Sementara rakyat berduka, dunia internasional justru meresahkan kepergian Kim yang telah mewariskan kekuasaannya kepada Kim Jong-un, putra bungsunya.
Kantor berita pemerintah Korut, KCNA, menyatakan bahwa Kim—yang dikenal di negara komunis itu sebagai "Pemimpin Tercinta"—meninggal di dalam kereta api selama perjalanan keluar dari Pyongyang. Disebutkan bahwa Kim menghembuskan nafas terakhirnya akibat ketegangan mental dan fisik yang berat selama inspeksi lapangan yang sangat intens.
"Ini adalah kehilangan terbesar bagi partai... dan kesedihan terbesar bagi rakyat dan bangsa kami," kata presenter berita sambil menangis saat mengumumkan kematian Kim di televisi pemerintah. Presenter juga mendesak negara, rakyat dan militer untuk, "Setia kepada Kim Jong-un" sang pewaris rezim komunis Korut.
"Pada kepemimpinan Kim Jong-un, kita harus mengubah kesedihan menjadi kekuatan dan keberanian dan mengatasi kesulitan hari ini," katanya.

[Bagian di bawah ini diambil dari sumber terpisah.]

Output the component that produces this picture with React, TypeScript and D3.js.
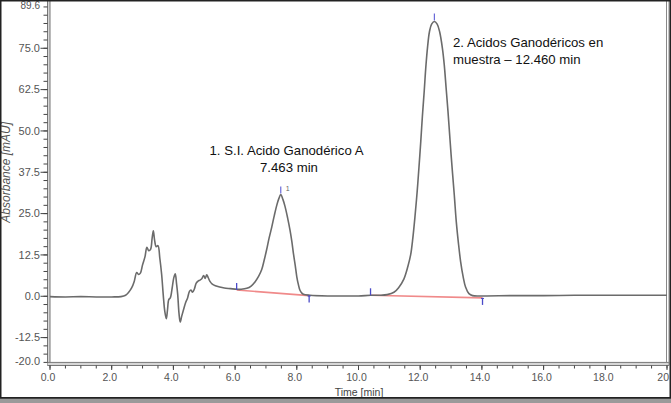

Tahun lalu, Kim Jong-il menunjuk Kim Jong-un ke sejumlah pos strategis yang dilihat sebagai penempatannya sebagai pengganti setelah spekulasi bertahun-tahun tentang kesehatan Kim tua yang mulai menurun.
Korut mengatakan jasad Kim dibawa ke rumah duka Kumsusan di Pyongyang dan akan mengadakan masa berkabung nasional sampai 29 Desember, saat "semua orang di seluruh tanah air akan menghabiskan tiga menit dalam doa."
Pemakaman Kim akan diselenggarakan pada 28 Desember dan hiburan akan dilarang selama masa berkabung. Negara juga tidak akan menerima delegasi asing yang berharap untuk menyampaikan bela sungkawa.
Korea Selatan menyatakan keprihatinan atas kabar kematian Kim. Pejabat parlemen Korsel, Lee Kyu-yun, mengaku berpikir untuk menimbun makanan karena khawatir melonjaknya kembali ketegangan militer. Tetapi analis mengatakan kematian Kim tidak mungkin menimbulkan kekacauan karena Korut sedang menyiapkan transisi kekuasaan. "Tidak akan ada keadaan darurat di Korea Utara, setidaknya dalam beberapa bulan ke depan," kata Baek Seung-Joo dari Institut Analisis Pertahanan Korsel.